Multiple Handouts to Private Equity
The failed carried interest provision would have effectively prevented investment managers from treating their own compensation as investment income, forcing them to pay a 37% marginal tax on their actual income as opposed to the much lower 20% long-term capital gains tax the loophole allows.
The 2017 Republican tax cut bill required finance executives to hold an investment for at least three years—as opposed to the previous one-year requirement—before realizing the gains at the lower tax rate. Democrats had wanted to extend the holding period to five years this time around, knowing that most firms would not hold an investment for that long before cashing out.
The private equity lobby — and Sinema — have consistently cast the tax loophole as essential for promoting local investments. Since private equity firms invest heavily in small businesses, the argument goes, imposing higher income taxes on managers would disincentivize them from making future investments. The AIC made this claim on Twitter, but it’s a fallacy: a tax on a manager's earnings from the firm's investments is not a tax on “the private capital that is helping local employers survive and grow.” It is simply an income tax on hedge-fund managers and other wealthy finance executives, meaning that it’s about their own money and personal bottom line, not the funds available to the firm for investments.

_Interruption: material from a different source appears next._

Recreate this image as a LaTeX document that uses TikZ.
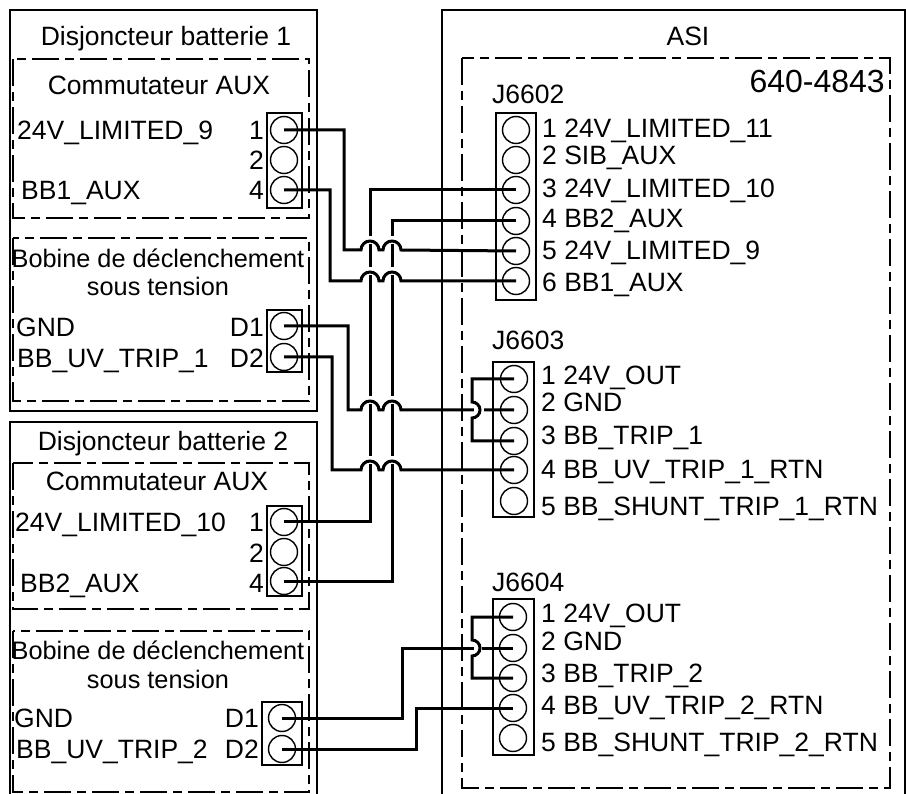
\documentclass[tikz,border=0pt]{standalone}
\usepackage{fontspec}
\setmainfont{Liberation Sans}
\newcommand{\hopx}[2]{-- (#1-9,#2) arc[start angle=180,end angle=0,radius=9pt] -- (#1+9,#2)}
\tikzset{
	lab/.style={inner sep=0pt, font=\fontsize{26.5}{28}\selectfont},
	labl/.style={lab, anchor=base west},
	labr/.style={lab, anchor=base east},
	labc/.style={lab, anchor=base},
	labcoil/.style={labc, font=\fontsize{25.3}{28}\selectfont},
	frame/.style={draw=black, line width=1.4pt},
	dashframe/.style={draw=black, line width=1.4pt, dash pattern=on 27pt off 6pt on 9pt off 6pt},
	header/.style={draw=black, line width=1.4pt, fill=none},
	contact/.style={circle, draw=black, line width=1.4pt, minimum size=27pt, inner sep=0pt},
	wire/.style={draw=black, line width=3pt, line join=miter},
	halo/.style={draw=white, line width=7pt}
}
\begin{document}
\begin{tikzpicture}[x=1pt, y=-1pt]
	\useasboundingbox (0,0) rectangle (906,794);
	% boxes
	\draw[frame] (10,10) rectangle (317,411);
	\draw[frame] (10,800) -- (10,422) -- (317,422) -- (317,800);
	\draw[frame] (442,800) -- (442,10) -- (905,10) -- (905,800);
	\draw[dashframe] (13,59) rectangle (309,218);
	\draw[dashframe] (13,238) rectangle (309,401);
	\draw[dashframe] (13,463) rectangle (309,609);
	\draw[dashframe] (13,631) rectangle (309,792);
	\draw[dashframe] (462,58) rectangle (890,788);
	% headers
	\draw[header] (267,113) rectangle (302,208);
	\draw[header] (267,310) rectangle (302,372);
	\draw[header] (267,506) rectangle (302,596);
	\draw[header] (262,702) rectangle (302,765);
	\draw[header] (496,113) rectangle (536,300);
	\draw[header] (493,362) rectangle (534,517);
	\draw[header] (493,599) rectangle (534,755);
	% left contacts
	\node[contact] (aa1) at (284,130) {};
	\node[contact] (aa2) at (284,160) {};
	\node[contact] (aa4) at (284,190) {};
	\node[contact] (ua1) at (284,326) {};
	\node[contact] (ua2) at (284,357) {};
	\node[contact] (ab1) at (284,522) {};
	\node[contact] (ab2) at (284,552) {};
	\node[contact] (ab4) at (284,581) {};
	\node[contact] (ub1) at (282,718) {};
	\node[contact] (ub2) at (282,749) {};
	% right contacts
	\node[contact] (ja1) at (516,130) {};
	\node[contact] (ja2) at (516,160) {};
	\node[contact] (ja3) at (516,190) {};
	\node[contact] (ja4) at (516,221) {};
	\node[contact] (ja5) at (516,251) {};
	\node[contact] (ja6) at (516,281) {};
	\node[contact] (jb1) at (514,379) {};
	\node[contact] (jb2) at (514,410) {};
	\node[contact] (jb3) at (514,441) {};
	\node[contact] (jb4) at (514,470) {};
	\node[contact] (jb5) at (514,501) {};
	\node[contact] (jc1) at (513,617) {};
	\node[contact] (jc2) at (513,648) {};
	\node[contact] (jc3) at (513,678) {};
	\node[contact] (jc4) at (513,708) {};
	\node[contact] (jc5) at (513,738) {};
	% long verticals
	\draw[wire] (ja3.center) -| (370,300) -- (370,522) -- (ab1.center);
	\draw[wire] (ja4.center) -| (392,300) -- (392,581) -- (ab4.center);
	% halos under the hops
	\draw[halo] (370,236) -- (370,244) (392,236) -- (392,244);
	\draw[halo] (370,267) -- (370,275) (392,267) -- (392,275);
	\draw[halo] (370,396) -- (370,404) (392,396) -- (392,404);
	\draw[halo] (370,456) -- (370,464) (392,456) -- (392,464);
	% wires with hops
	\draw[wire] (aa1.center) -| (344,250) \hopx{370}{250} \hopx{392}{250} -- (ja5.center);
	\draw[wire] (aa4.center) -| (330,281) \hopx{370}{281} \hopx{392}{281} -- (ja6.center);
	\draw[wire] (ua1.center) -| (348,410) \hopx{370}{410} \hopx{392}{410} -- (jb2.center);
	\draw[wire] (ua2.center) -| (332,470) \hopx{370}{470} \hopx{392}{470} -- (jb4.center);
	\draw[wire] (ub1.center) -| (402,648) -- (jc2.center);
	\draw[wire] (ub2.center) -| (416,708) -- (jc4.center);
	% bridges
	\draw[halo, line width=4pt] (474,410) -- (484,410);
	\draw[halo, line width=4pt] (474,648) -- (482,648);
	\draw[wire] (jb1.center) -| (472,402) arc[start angle=90,end angle=-90,radius=8pt] -- (472,441) -- (jb3.center);
	\draw[wire] (jc1.center) -| (472,640) arc[start angle=90,end angle=-90,radius=8pt] -- (472,678) -- (jc3.center);
	% left labels
	\node[labc] (t1) at (166,46) {Disjoncteur batterie 1};
	\node[labc] (t2) at (159,95) {Commutateur AUX};
	\node[labl] (t3) at (17,140) {24V\_LIMITED\_9};
	\node[labr] (t4) at (264,140) {1};
	\node[labr] (t5) at (264,170) {2};
	\node[labr] (t6) at (264,200) {4};
	\node[labl] (t7) at (21,200) {BB1\_AUX};
	\node[labcoil] (t8) at (158,268) {Bobine de déclenchement};
	\node[labcoil] (t9) at (158,296) {sous tension};
	\node[labl] (t10) at (16,337) {GND};
	\node[labr] (t11) at (264,337) {D1};
	\node[labl] (t12) at (17,368) {BB\_UV\_TRIP\_1};
	\node[labr] (t13) at (264,368) {D2};
	\node[labc] (t14) at (163,451) {Disjoncteur batterie 2};
	\node[labc] (t15) at (157,490) {Commutateur AUX};
	\node[labl] (t16) at (15,532) {24V\_LIMITED\_10};
	\node[labr] (t17) at (264,532) {1};
	\node[labr] (t18) at (264,562) {2};
	\node[labr] (t19) at (264,592) {4};
	\node[labl] (t20) at (20,592) {BB2\_AUX};
	\node[labcoil] (t21) at (158,659) {Bobine de déclenchement};
	\node[labcoil] (t22) at (158,688) {sous tension};
	\node[labl] (t23) at (14,727) {GND};
	\node[labr] (t24) at (259,727) {D1};
	\node[labl] (t25) at (16,758) {BB\_UV\_TRIP\_2};
	\node[labr] (t26) at (259,758) {D2};
	% right labels
	\node[labc] (t27) at (688,46) {ASI};
	\node[labr, font=\fontsize{32}{34}\selectfont] (t28) at (885,93) {640-4843};
	\node[labl] (t29) at (492,104) {J6602};
	\node[labl] (t30) at (542,138) {1 24V\_LIMITED\_11};
	\node[labl] (t31) at (542,165) {2 SIB\_AUX};
	\node[labl] (t32) at (542,198) {3 24V\_LIMITED\_10};
	\node[labl] (t33) at (542,228) {4 BB2\_AUX};
	\node[labl] (t34) at (542,260) {5 24V\_LIMITED\_9};
	\node[labl] (t35) at (542,292) {6 BB1\_AUX};
	\node[labl] (t36) at (492,350) {J6603};
	\node[labl] (t37) at (541,385) {1 24V\_OUT};
	\node[labl] (t38) at (541,412) {2 GND};
	\node[labl] (t39) at (541,445) {3 BB\_TRIP\_1};
	\node[labl] (t40) at (541,479) {4 BB\_UV\_TRIP\_1\_RTN};
	\node[labl] (t41) at (541,515) {5 BB\_SHUNT\_TRIP\_1\_RTN};
	\node[labl] (t42) at (492,591) {J6604};
	\node[labl] (t43) at (541,622) {1 24V\_OUT};
	\node[labl] (t44) at (541,650) {2 GND};
	\node[labl] (t45) at (541,682) {3 BB\_TRIP\_2};
	\node[labl] (t46) at (541,714) {4 BB\_UV\_TRIP\_2\_RTN};
	\node[labl] (t47) at (541,751) {5 BB\_SHUNT\_TRIP\_2\_RTN};
\end{tikzpicture}
\end{document}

The economy just shrank for the 2nd quarter in a row – Washington should not move forward with a new tax on private capital that supports small businesses, jobs, and pensions across America. pic.twitter.com/Tprwo0LqAV
— American Investment Council (@AmericaInvests) July 28, 2022
In the final stages of negotiating passage of the Inflation Reduction Act, Sinema and six other Democrats joined Republicans to give the private equity industry yet another gift — one with an estimated value of $35 billion. The amendment they passed creates a special carveout that allows large private equity firms "to avoid tallying the earnings of their subsidiaries and portfolio companies when calculating whether or not they are subject to the new 15 percent corporate minimum tax," according to The Lever.